Cette affirmation répond aux appels répétés de Jésus à veiller. Lui-même, il passait ses nuits à prier. Pour lui, la louange comme l'intercession ne s’arrêtent jamais. Alors que le monde se repose et que le silence règne, Jésus prie afin que le monde repose entre les mains de Dieu. Comme lui, les moines se lèvent la nuit pour offrir leurs moments de veille à Dieu. C’est ce que les psaumes le chantent précisément : "Dans la nuit, je me souviens de toi et je reste des heures à te parler" (Ps 62, 7), "Au milieu de la nuit, je me lève et te rends grâce pour tes justes décisions." (Ps 118, 62).
Pratique courante des premiers chrétiens
Sortir un moment de son sommeil pour prier semble avoir été une pratique courante des premiers chrétiens. "Nous devons nous lever souvent de notre lit durant la nuit et rendre grâce à Dieu, conseillait Clément d’Alexandrie au IIème siècle. Heureux ceux qui veillent pour Lui : ils ressemblent aux anges que nous appelons veilleurs".
Guidé par la parole de Dieu, saint Paul exhortait aussi les chrétiens à prier sans cesse. Saint Benoît, père des moines occidentaux, le reprend à son compte en invitant les moines à se lever la nuit pour veiller et prier Dieu. Par cette prière de nuit, ils vivaient ainsi et de manière symbolique le passage de la mort et des ténèbres à la Résurrection lumineuse du Christ.

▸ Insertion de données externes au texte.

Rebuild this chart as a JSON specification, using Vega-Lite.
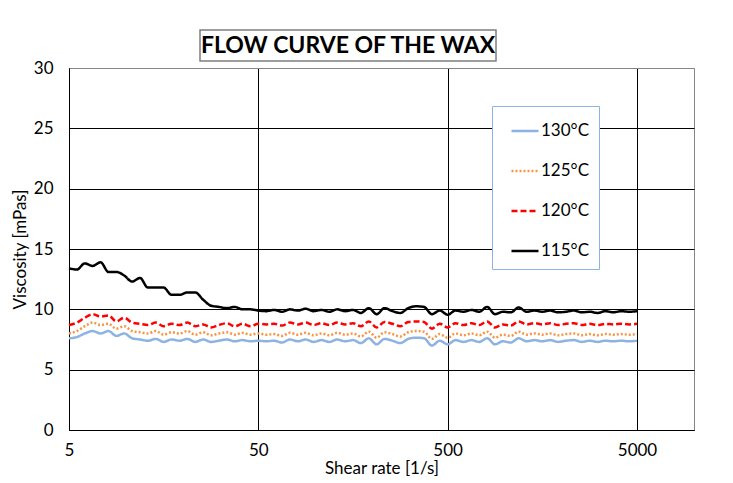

Jean de la Croix insiste en répétant que la nuit "purifie". Lorsque l'un dit "Dieu m'a abandonné", le saint carme rectifie et dit plutôt : "Dieu me purifie".
D’autres grands saints sont connus pour leurs veilles nocturnes. Charles de Foucauld, marqué par l’exemple du Christ, aimait particulièrement l’adoration la nuit. "Il fait si doux passer à vos pieds les heures silencieuses de la nuit, écrit-il en 1897, être en tête à tête avec vous pendant que tout dort sur la terre, être seul à vous adorer, à se tenir à genoux vous disant que je vous aime… Saint Sacrement exposé ! Quelle félicité !"
L'union à Dieu qui s'opère pleinement
Quant à saint Jean de la Croix, dans ses écrits, le mot "nuit" n'est jamais loin du mot "purification". Il y insiste en répétant que la nuit "purifie". Lorsque l'un dit "Dieu m'a abandonné", le saint carme rectifie et dit plutôt : "Dieu me purifie". Les résonances liturgiques de la nuit de Noël et les nuits de la Semaine sainte, spécialement celle du Jeudi saint et du Vendredi saint, ont fortement influencé le carme espagnol. La nuit est alors pour lui le symbole du dépouillement total, mais aussi celui de la réparation et de l'espérance.
Pour saint Jean de la Croix, l'âme a radicalement sa vie en Dieu. Seulement si Dieu est toujours présent dans l'âme, il n'est pas toujours présent à l'âme… En son sens le plus profond la prière nocturne peut permettre alors que l'union à Dieu s'opère pleinement.